IT Operating Environments Best Practices - Define what data belongs in each environment - and how it should be created, managed, and governed
IT Operating Environments Best Practices
Define what data belongs in each environment - and how it should be created, managed, and governed
Overview
Governing what data does not belong in lower environments - the prohibitions - is necessary but insufficient. Effective environment data governance also requires defining what data should be in each environment and how it should be created, managed, and maintained to serve the governance purpose of that environment. Without this positive definition, teams fill the data governance vacuum created by the prohibition on Production data with whatever data is most convenient - which may be of insufficient quality, volume, or representativeness to support meaningful validation activities, or may be of a quality that technically complies with prohibitions while violating their spirit.
Best Practice
Define the data profile appropriate to each environment tier and provide guidance on how data meeting that profile should be created and maintained. RSC environments should contain only data created specifically for the research activity, with no relationship to any organizational data of any sensitivity level.

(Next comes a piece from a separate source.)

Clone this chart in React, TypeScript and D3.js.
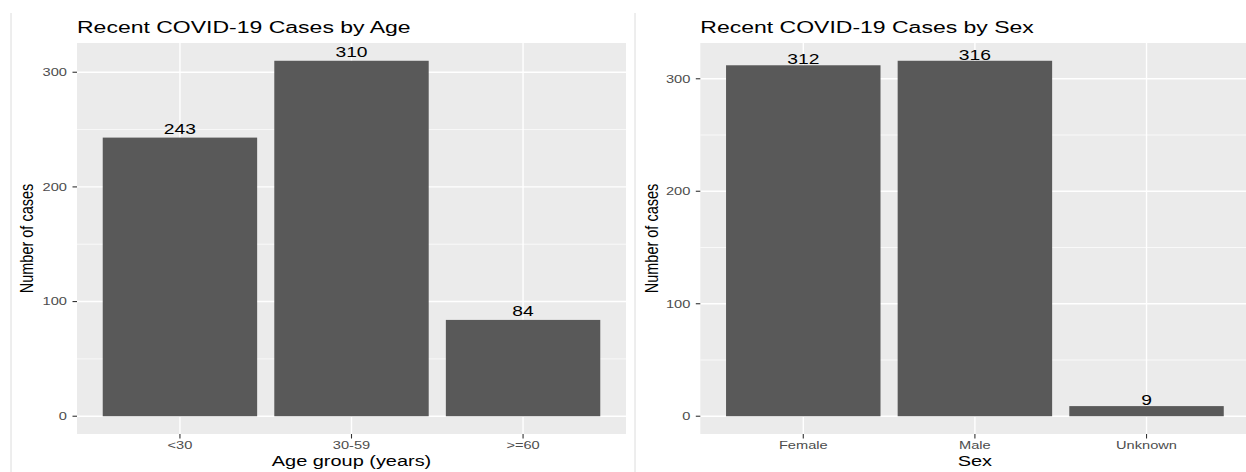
import React, { useEffect, useRef } from 'react';
import * as d3 from 'd3';

const ageGroups = ['<30', '30-59', '>=60'];
const ageCases = [243, 310, 84];
const sexGroups = ['Female', 'Male', 'Unknown'];
const sexCases = [312, 316, 9];
const yTicks = [0, 100, 200, 300];
const yMinor = [50, 150, 250];

const WIDTH = 1246;
const HEIGHT = 472;
const SX = 1.33; // the picture is stretched sideways, so the glyphs are too
const FONT = '"Liberation Sans", Arial, Helvetica, sans-serif';

interface PanelSpec {
  title: string;
  xTitle: string;
  cats: string[];
  values: number[];
  left: number;
  right: number;
  labelGap: number;
  yTitleX: number;
}

const panels: PanelSpec[] = [
  { title: 'Recent COVID-19 Cases by Age', xTitle: 'Age group (years)', cats: ageGroups, values: ageCases, left: 77, right: 626, labelGap: 4, yTitleX: 33 },
  { title: 'Recent COVID-19 Cases by Sex', xTitle: 'Sex', cats: sexGroups, values: sexCases, left: 700.3, right: 1249.5, labelGap: 1, yTitleX: 658 },
];

const top = 43;
const bottom = 434;

const App: React.FC = () => {
  const svgRef = useRef<SVGSVGElement>(null);

  useEffect(() => {
    if (!svgRef.current) return;
    const svg = d3.select(svgRef.current);
    svg.selectAll('*').remove();

    // container borders
    svg.append('line').attr('x1', 11).attr('x2', 11).attr('y1', 13).attr('y2', HEIGHT).attr('stroke', '#dcdcdc').attr('stroke-width', 1);
    svg.append('line').attr('x1', 635).attr('x2', 635).attr('y1', 13).attr('y2', HEIGHT).attr('stroke', '#dcdcdc').attr('stroke-width', 1);

    const stretchText = (g: d3.Selection<SVGGElement, unknown, null, undefined>, x: number, y: number, txt: string, size: number, fill: string, anchor: string, rotate = 0) => {
      g.append('text')
        .attr('transform', `translate(${x},${y}) scale(${SX},1)${rotate ? ` rotate(${rotate})` : ''}`)
        .attr('text-anchor', anchor)
        .attr('font-family', FONT)
        .attr('font-size', size)
        .attr('fill', fill)
        .text(txt);
    };

    panels.forEach(p => {
      const g = svg.append('g');
      const maxV = d3.max(p.values) as number;
      const y = d3.scaleLinear().domain([-maxV * 0.05, maxV * 1.05]).range([bottom, top]);
      const x = d3.scaleBand<string>().domain(p.cats).range([p.left, p.right]).paddingInner(0.1).paddingOuter(0.15);

      g.append('rect').attr('x', p.left).attr('y', top).attr('width', p.right - p.left).attr('height', bottom - top).attr('fill', '#ebebeb');

      yMinor.forEach(t => {
        g.append('line').attr('x1', p.left).attr('x2', p.right).attr('y1', y(t)).attr('y2', y(t)).attr('stroke', '#fff').attr('stroke-width', 0.7);
      });
      yTicks.forEach(t => {
        g.append('line').attr('x1', p.left).attr('x2', p.right).attr('y1', y(t)).attr('y2', y(t)).attr('stroke', '#fff').attr('stroke-width', 1.4);
      });
      p.cats.forEach(c => {
        const cx = (x(c) as number) + x.bandwidth() / 2;
        g.append('line').attr('x1', cx).attr('x2', cx).attr('y1', top).attr('y2', bottom).attr('stroke', '#fff').attr('stroke-width', 1.4);
      });

      // bars and value labels
      p.cats.forEach((c, i) => {
        const v = p.values[i];
        const bx = x(c) as number;
        g.append('rect').attr('x', bx).attr('y', y(v)).attr('width', x.bandwidth()).attr('height', y(0) - y(v)).attr('fill', '#595959');
        stretchText(g, bx + x.bandwidth() / 2, y(v) - p.labelGap, String(v), 14.5, '#000', 'middle');
      });

      // y axis
      yTicks.forEach(t => {
        g.append('line').attr('x1', p.left - 4.5).attr('x2', p.left).attr('y1', y(t)).attr('y2', y(t)).attr('stroke', '#333').attr('stroke-width', 1.1);
        stretchText(g, p.left - 10, y(t) + 3.9, String(t), 11, '#4d4d4d', 'end');
      });

      // x axis
      p.cats.forEach(c => {
        const cx = (x(c) as number) + x.bandwidth() / 2;
        g.append('line').attr('x1', cx).attr('x2', cx).attr('y1', bottom).attr('y2', bottom + 4.5).attr('stroke', '#333').attr('stroke-width', 1.1);
        stretchText(g, cx, 448.5, c, 11, '#4d4d4d', 'middle');
      });

      stretchText(g, p.left, 33.3, p.title, 17.3, '#000', 'start');
      stretchText(g, (p.left + p.right) / 2, 465.5, p.xTitle, 15, '#000', 'middle');
      stretchText(g, p.yTitleX, (top + bottom) / 2, 'Number of cases', 14.5, '#000', 'middle', -90);
    });
  }, []);

  return (
    <svg
      ref={svgRef}
      width={WIDTH}
      height={HEIGHT}
      style={{ position: 'absolute', left: 0, top: 0, background: '#fff' }}
    />
  );
};

export default App;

DEV environments should contain synthetically generated or carefully anonymized data that is structurally representative of Production data but contains no real individuals, transactions, or sensitive records. SIT environments should contain integration-representative data sufficient to test the data exchange behaviors of all in-scope integrations, generated or anonymized to represent the volume and variety of Production data flows without containing Production data itself. UAT environments should contain scenario data that is sufficiently realistic and complete to support meaningful acceptance testing, generated to represent real-world usage patterns without using real individual records. TRN/EDU environments should contain training scenario data that supports all training exercises planned for the environment. PEN environments should contain data sufficient to test the security controls governing all data classifications the solution handles, without containing real data of any sensitivity level.
Benefit(s)
Defining the positive data profile for each environment tier ensures that environment data governance is complete rather than limited to prohibition enforcement. Teams have clear guidance on what data their lower environments should contain and how to create or obtain it, enabling them to populate their environments with data that is appropriate for their governance context and sufficient for their validation activities. The data landscape of the environment pipeline is coherent and governable because both the prohibited and the appropriate data profiles are defined, understood, and consistently applied.